Swedish Foxtrot Network Bigwig Nailed in Tunisia, Police Confirm
Another high-value target falls as Sweden's gang war goes international. This time, the hunting ground was North Africa.

The tentacles of Sweden's most notorious criminal network now stretch as far as North Africa. And on Tuesday, one of its central figures found himself on the wrong end of a Tunisian police operation.
Swedish police announced that a man around 30 years old, suspected of several violent crimes including murder, was arrested over the weekend in Tunisia. The operation was the result of close cooperation between law enforcement in Sweden and Tunisia.
Niclas Andersson, head of the investigation unit at the National Operations Department (NOA), said in a statement that the arrest is considered strategically important and is believed to impact the criminal network's ability to carry out violent crime. Public broadcaster SVT identified the arrested man as Mohamed "Moewgli" Mohdhi, reportedly the right-hand man of Foxtrot leader Rawa Majid.
Police said the man was classified as a so-called "high value target" in the Swedish-led operation "Grimm." That operation is aimed at countering the surge of "violence as a service" – the online recruitment of individuals, often minors, to carry out violent acts on behalf of people who are frequently located abroad.
Foxtrot formed in the late 2010s around Majid and has since been linked to dozens of violent crimes in Sweden. The network is based around the capital Stockholm and the town of Uppsala, where Majid is originally from.
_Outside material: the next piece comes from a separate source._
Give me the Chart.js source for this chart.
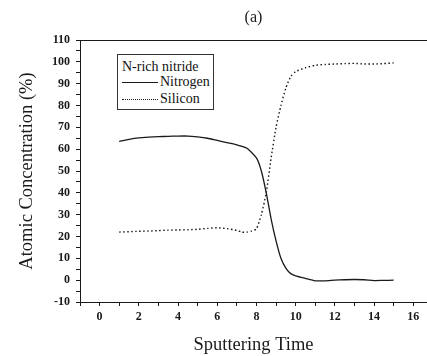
<!DOCTYPE html>
<html>
<head>
<meta charset="utf-8">
<script src="https://cdn.jsdelivr.net/npm/chart.js@4"></script>
<style>
  html, body { margin: 0; padding: 0; background: #fff; }
  #wrap { position: relative; width: 427px; height: 356px; }
  #legend {
    position: absolute; left: 117px; top: 54px; width: 95px; height: 54px;
    border: 1px solid #333; background: #fff;
    font-family: "Liberation Serif", serif; font-size: 14px; color: #111;
  }
  #legend .ttl { position: absolute; left: 4px; top: 4px; white-space: nowrap; }
  #legend .row { position: absolute; left: 4px; white-space: nowrap; }
  #legend .smp { display: inline-block; width: 36px; vertical-align: middle; margin-right: 2px; }
</style>
</head>
<body>
<div id="wrap">
  <canvas id="chart" width="427" height="356"></canvas>
  <div id="legend"></div>
</div>
<script>
// Données (a)
const timeN = [1, 1.5, 2, 2.5, 3, 3.5, 4, 4.5, 5, 5.5, 6, 6.5, 7, 7.5, 8, 8.25, 8.5, 8.75, 9, 9.25, 9.5, 9.75, 10, 10.5, 11, 11.5, 12, 12.5, 13, 13.5, 14, 14.5, 15];
const nitrogen = [63.5, 64.5, 65.2, 65.5, 65.7, 65.9, 66, 66, 65.6, 65, 64, 63, 62, 60.5, 56, 50, 40, 28, 18, 10, 5.5, 3, 2, 0.8, -0.3, -0.3, 0, 0.2, 0.3, 0.2, -0.2, -0.1, 0];

const timeSi = [1, 1.5, 2, 2.5, 3, 3.5, 4, 4.5, 5, 5.5, 6, 6.5, 7, 7.25, 7.5, 7.75, 8, 8.25, 8.5, 8.75, 9, 9.25, 9.5, 9.75, 10, 10.5, 11, 11.5, 12, 12.5, 13, 13.5, 14, 14.5, 15];
const silicon = [22, 22.2, 22.4, 22.5, 22.7, 22.9, 23, 23.1, 23.3, 23.7, 24, 23.6, 22.8, 22, 22, 22.5, 23.5, 30, 40, 56, 70, 80, 88, 93.3, 95.5, 97.3, 98.4, 98.8, 99, 99.2, 99.3, 99, 99, 99.2, 99.5];

const seriesNames = ['Nitrogen', 'Silicon'];
const legendTitle = 'N-rich nitride';
const xTitle = 'Sputtering Time';
const yTitle = 'Atomic Concentration (%)';
const panelLabel = '(a)';

const ink = '#1a1a1a';
const serif = '"Liberation Serif", "Times New Roman", serif';

function pairs(xs, ys) {
    return xs.map((x, i) => ({ x: x, y: ys[i] }));
}

// Légende en HTML, positionnée dans la zone du graphique
const legend = document.getElementById('legend');
legend.innerHTML =
    '<div class="ttl">' + legendTitle + '</div>' +
    '<div class="row" style="top:19px"><span class="smp" style="border-top:1.3px solid ' + ink + '"></span>' + seriesNames[0] + '</div>' +
    '<div class="row" style="top:36px"><span class="smp" style="border-top:1.3px dotted ' + ink + '"></span>' + seriesNames[1] + '</div>';

const ctx = document.getElementById('chart').getContext('2d');
new Chart(ctx, {
    type: 'line',
    data: {
        datasets: [{
            label: seriesNames[0],
            data: pairs(timeN, nitrogen),
            borderColor: ink,
            borderWidth: 1.3,
            pointRadius: 0,
            tension: 0.2,
            xAxisID: 'x'
        }, {
            label: seriesNames[1],
            data: pairs(timeSi, silicon),
            borderColor: ink,
            borderWidth: 1.4,
            borderDash: [1.5, 2.5],
            pointRadius: 0,
            tension: 0.2,
            xAxisID: 'x'
        }]
    },
    options: {
        responsive: false,
        animation: false,
        layout: { padding: 0 },
        plugins: {
            legend: { display: false },
            tooltip: { enabled: false }
        },
        scales: {
            x: {
                type: 'linear',
                position: 'bottom',
                min: -1,
                max: 16.7,
                afterFit: (s) => { s.height = 54; },
                ticks: {
                    stepSize: 1,
                    includeBounds: false,
                    padding: 4,
                    color: ink,
                    font: { family: serif, size: 12, weight: 'bold' },
                    maxRotation: 0,
                    autoSkip: false,
                    callback: (v) => (v >= 0 && v % 2 === 0) ? String(v) : ''
                },
                grid: { drawOnChartArea: false, tickLength: 4, color: ink },
                border: { display: true, color: ink, width: 1 },
                title: {
                    display: true,
                    text: xTitle,
                    color: ink,
                    font: { family: serif, size: 18.5 },
                    padding: { top: 0, bottom: 0 }
                }
            },
            x2: {
                type: 'linear',
                position: 'top',
                min: -1,
                max: 16.7,
                afterFit: (s) => { s.height = 40; },
                ticks: { display: false },
                grid: { display: false, drawTicks: false },
                border: { display: true, color: ink, width: 1 },
                title: {
                    display: true,
                    text: panelLabel,
                    color: ink,
                    font: { family: serif, size: 16 },
                    padding: { top: 8, bottom: 0 }
                }
            },
            y: {
                min: -10,
                max: 110,
                afterFit: (s) => { s.width = 80; },
                ticks: {
                    stepSize: 5,
                    padding: 6,
                    color: ink,
                    font: { family: serif, size: 12, weight: 'bold' },
                    autoSkip: false,
                    callback: (v) => (v % 10 === 0) ? String(v) : ''
                },
                grid: { drawOnChartArea: false, tickLength: 4, color: ink },
                border: { display: true, color: ink, width: 1 },
                title: {
                    display: true,
                    text: yTitle,
                    color: ink,
                    font: { family: serif, size: 18.5 },
                    padding: { top: 16, bottom: 0 }
                }
            }
        }
    }
});
</script>
</body>
</html>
Sweden has struggled for more than a decade to contain gang violence primarily tied to score-settling and battles for control of the drug market. In July 2025, Swedish police announced the arrest of another major figure: Ismael Abdo, the head of Foxtrot's rival organisation, Rumba, who was caught in Turkey. Earlier this month, police said that over the past three years, 23 innocent bystanders have been killed and 30 wounded in gangland shootings.
Swedish Prime Minister Ulf Kristersson told the TT news agency that the main effect of the arrest is the signal it sends. He was quoted as saying that Sweden will not back down and will go after these individuals one by one, even abroad, if they pose a danger to people in Sweden.
Tunisia, for its part, has not yet commented on whether Mohdhi will face local charges or be extradited to Sweden. Either way, another piece of the Foxtrot puzzle just got locked in a cell.